RAW DATA
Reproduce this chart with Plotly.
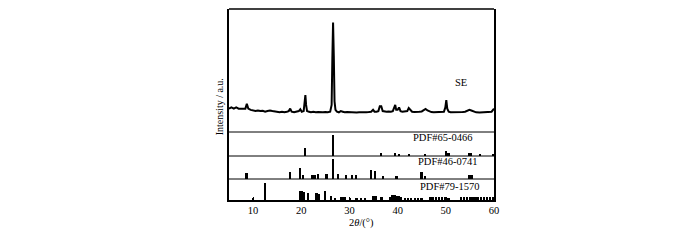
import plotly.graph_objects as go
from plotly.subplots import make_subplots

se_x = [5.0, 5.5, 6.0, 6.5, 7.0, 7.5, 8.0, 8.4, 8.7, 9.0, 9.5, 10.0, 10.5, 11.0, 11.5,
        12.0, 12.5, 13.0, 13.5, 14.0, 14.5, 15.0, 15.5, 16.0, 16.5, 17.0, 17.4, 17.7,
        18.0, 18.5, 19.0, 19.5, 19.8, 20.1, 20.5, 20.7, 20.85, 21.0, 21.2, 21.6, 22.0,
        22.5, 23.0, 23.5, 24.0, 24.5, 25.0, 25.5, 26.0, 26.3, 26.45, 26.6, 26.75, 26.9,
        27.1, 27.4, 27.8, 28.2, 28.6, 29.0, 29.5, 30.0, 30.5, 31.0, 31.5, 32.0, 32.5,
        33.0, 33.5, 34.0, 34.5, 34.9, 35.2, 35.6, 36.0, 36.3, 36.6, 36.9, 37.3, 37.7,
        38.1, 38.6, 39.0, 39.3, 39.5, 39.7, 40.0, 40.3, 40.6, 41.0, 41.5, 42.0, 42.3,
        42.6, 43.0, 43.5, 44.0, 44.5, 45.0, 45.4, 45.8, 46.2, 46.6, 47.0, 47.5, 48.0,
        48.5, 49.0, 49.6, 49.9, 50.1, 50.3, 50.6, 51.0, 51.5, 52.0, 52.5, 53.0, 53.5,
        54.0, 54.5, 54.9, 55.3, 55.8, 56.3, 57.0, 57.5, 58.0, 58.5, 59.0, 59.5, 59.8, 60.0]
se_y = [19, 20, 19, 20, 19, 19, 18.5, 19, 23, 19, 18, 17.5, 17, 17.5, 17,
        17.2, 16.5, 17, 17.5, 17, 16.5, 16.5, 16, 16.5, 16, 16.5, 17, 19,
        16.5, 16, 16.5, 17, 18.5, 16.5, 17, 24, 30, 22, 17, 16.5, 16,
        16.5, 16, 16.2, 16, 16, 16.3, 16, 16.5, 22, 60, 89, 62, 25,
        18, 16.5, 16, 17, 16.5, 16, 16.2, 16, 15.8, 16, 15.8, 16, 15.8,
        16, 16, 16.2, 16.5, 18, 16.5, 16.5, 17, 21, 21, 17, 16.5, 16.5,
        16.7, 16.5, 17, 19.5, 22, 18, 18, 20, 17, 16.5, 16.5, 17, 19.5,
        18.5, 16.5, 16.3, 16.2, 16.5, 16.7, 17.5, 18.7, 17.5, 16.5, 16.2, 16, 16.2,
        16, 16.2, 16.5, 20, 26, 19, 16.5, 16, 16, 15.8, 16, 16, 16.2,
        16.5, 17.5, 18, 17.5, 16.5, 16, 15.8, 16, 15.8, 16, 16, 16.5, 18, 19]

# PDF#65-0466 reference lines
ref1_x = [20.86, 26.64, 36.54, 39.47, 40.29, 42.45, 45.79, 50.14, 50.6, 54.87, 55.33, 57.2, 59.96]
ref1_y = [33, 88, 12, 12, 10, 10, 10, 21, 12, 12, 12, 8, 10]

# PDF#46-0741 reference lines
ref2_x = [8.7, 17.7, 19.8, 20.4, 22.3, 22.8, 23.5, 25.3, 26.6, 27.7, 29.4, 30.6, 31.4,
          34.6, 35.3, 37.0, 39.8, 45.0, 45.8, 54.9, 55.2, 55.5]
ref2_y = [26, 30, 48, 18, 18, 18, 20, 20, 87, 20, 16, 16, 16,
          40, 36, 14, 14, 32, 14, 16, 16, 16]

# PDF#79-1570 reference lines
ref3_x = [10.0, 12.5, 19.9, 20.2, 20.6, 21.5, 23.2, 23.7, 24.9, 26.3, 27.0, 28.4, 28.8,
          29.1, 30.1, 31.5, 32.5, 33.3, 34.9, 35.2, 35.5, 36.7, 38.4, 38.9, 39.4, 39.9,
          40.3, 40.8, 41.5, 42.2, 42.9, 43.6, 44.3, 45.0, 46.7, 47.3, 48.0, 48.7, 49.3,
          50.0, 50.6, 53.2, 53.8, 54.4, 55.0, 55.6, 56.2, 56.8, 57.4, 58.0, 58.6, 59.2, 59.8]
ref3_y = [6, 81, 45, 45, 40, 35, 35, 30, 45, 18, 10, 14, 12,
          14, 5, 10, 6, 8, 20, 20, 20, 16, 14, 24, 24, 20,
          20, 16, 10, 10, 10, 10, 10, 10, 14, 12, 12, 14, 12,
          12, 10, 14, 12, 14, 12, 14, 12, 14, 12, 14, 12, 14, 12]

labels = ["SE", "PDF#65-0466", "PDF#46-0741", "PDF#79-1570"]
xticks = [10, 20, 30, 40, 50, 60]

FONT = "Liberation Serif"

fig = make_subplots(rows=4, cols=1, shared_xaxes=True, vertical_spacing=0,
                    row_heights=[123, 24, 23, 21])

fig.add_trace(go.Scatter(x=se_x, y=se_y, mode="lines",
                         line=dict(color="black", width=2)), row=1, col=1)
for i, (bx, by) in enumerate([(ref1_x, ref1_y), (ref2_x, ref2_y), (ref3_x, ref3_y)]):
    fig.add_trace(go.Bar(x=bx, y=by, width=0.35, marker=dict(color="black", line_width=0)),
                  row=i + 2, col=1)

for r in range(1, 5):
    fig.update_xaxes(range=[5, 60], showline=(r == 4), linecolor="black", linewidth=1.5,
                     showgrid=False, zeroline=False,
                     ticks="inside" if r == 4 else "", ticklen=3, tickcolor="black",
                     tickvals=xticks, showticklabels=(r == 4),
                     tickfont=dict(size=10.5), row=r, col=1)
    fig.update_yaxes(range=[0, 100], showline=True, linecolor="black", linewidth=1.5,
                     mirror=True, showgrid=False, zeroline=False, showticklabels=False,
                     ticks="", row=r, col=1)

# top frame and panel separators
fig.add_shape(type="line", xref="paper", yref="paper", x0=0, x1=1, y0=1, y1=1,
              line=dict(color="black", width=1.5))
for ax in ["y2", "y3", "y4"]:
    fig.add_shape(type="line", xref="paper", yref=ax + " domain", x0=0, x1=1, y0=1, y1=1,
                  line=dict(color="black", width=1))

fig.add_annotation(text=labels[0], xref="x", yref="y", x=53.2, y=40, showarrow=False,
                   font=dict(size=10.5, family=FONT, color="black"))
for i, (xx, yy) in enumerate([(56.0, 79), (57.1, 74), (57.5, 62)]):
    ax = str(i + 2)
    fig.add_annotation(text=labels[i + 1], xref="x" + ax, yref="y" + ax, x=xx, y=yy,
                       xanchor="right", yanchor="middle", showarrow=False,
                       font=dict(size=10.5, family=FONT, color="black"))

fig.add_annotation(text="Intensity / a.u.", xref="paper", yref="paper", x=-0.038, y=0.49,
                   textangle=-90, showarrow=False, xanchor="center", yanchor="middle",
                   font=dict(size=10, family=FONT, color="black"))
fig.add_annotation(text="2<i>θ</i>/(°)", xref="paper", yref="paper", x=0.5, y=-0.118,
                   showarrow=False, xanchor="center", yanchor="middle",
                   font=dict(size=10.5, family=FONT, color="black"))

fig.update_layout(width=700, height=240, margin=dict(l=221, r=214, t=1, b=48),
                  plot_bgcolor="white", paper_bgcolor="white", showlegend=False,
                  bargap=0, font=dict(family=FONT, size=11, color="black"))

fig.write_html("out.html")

TASK DIRECTIONS
Reproduce the material above from its first line through the line containing "12, 12, 8, 10]", both ends included, and skip every picture.

SOLUTION FOR THIS TASK
Reproduce this chart with Plotly.
import plotly.graph_objects as go
from plotly.subplots import make_subplots

se_x = [5.0, 5.5, 6.0, 6.5, 7.0, 7.5, 8.0, 8.4, 8.7, 9.0, 9.5, 10.0, 10.5, 11.0, 11.5,
        12.0, 12.5, 13.0, 13.5, 14.0, 14.5, 15.0, 15.5, 16.0, 16.5, 17.0, 17.4, 17.7,
        18.0, 18.5, 19.0, 19.5, 19.8, 20.1, 20.5, 20.7, 20.85, 21.0, 21.2, 21.6, 22.0,
        22.5, 23.0, 23.5, 24.0, 24.5, 25.0, 25.5, 26.0, 26.3, 26.45, 26.6, 26.75, 26.9,
        27.1, 27.4, 27.8, 28.2, 28.6, 29.0, 29.5, 30.0, 30.5, 31.0, 31.5, 32.0, 32.5,
        33.0, 33.5, 34.0, 34.5, 34.9, 35.2, 35.6, 36.0, 36.3, 36.6, 36.9, 37.3, 37.7,
        38.1, 38.6, 39.0, 39.3, 39.5, 39.7, 40.0, 40.3, 40.6, 41.0, 41.5, 42.0, 42.3,
        42.6, 43.0, 43.5, 44.0, 44.5, 45.0, 45.4, 45.8, 46.2, 46.6, 47.0, 47.5, 48.0,
        48.5, 49.0, 49.6, 49.9, 50.1, 50.3, 50.6, 51.0, 51.5, 52.0, 52.5, 53.0, 53.5,
        54.0, 54.5, 54.9, 55.3, 55.8, 56.3, 57.0, 57.5, 58.0, 58.5, 59.0, 59.5, 59.8, 60.0]
se_y = [19, 20, 19, 20, 19, 19, 18.5, 19, 23, 19, 18, 17.5, 17, 17.5, 17,
        17.2, 16.5, 17, 17.5, 17, 16.5, 16.5, 16, 16.5, 16, 16.5, 17, 19,
        16.5, 16, 16.5, 17, 18.5, 16.5, 17, 24, 30, 22, 17, 16.5, 16,
        16.5, 16, 16.2, 16, 16, 16.3, 16, 16.5, 22, 60, 89, 62, 25,
        18, 16.5, 16, 17, 16.5, 16, 16.2, 16, 15.8, 16, 15.8, 16, 15.8,
        16, 16, 16.2, 16.5, 18, 16.5, 16.5, 17, 21, 21, 17, 16.5, 16.5,
        16.7, 16.5, 17, 19.5, 22, 18, 18, 20, 17, 16.5, 16.5, 17, 19.5,
        18.5, 16.5, 16.3, 16.2, 16.5, 16.7, 17.5, 18.7, 17.5, 16.5, 16.2, 16, 16.2,
        16, 16.2, 16.5, 20, 26, 19, 16.5, 16, 16, 15.8, 16, 16, 16.2,
        16.5, 17.5, 18, 17.5, 16.5, 16, 15.8, 16, 15.8, 16, 16, 16.5, 18, 19]

# PDF#65-0466 reference lines
ref1_x = [20.86, 26.64, 36.54, 39.47, 40.29, 42.45, 45.79, 50.14, 50.6, 54.87, 55.33, 57.2, 59.96]
ref1_y = [33, 88, 12, 12, 10, 10, 10, 21, 12, 12, 12, 8, 10]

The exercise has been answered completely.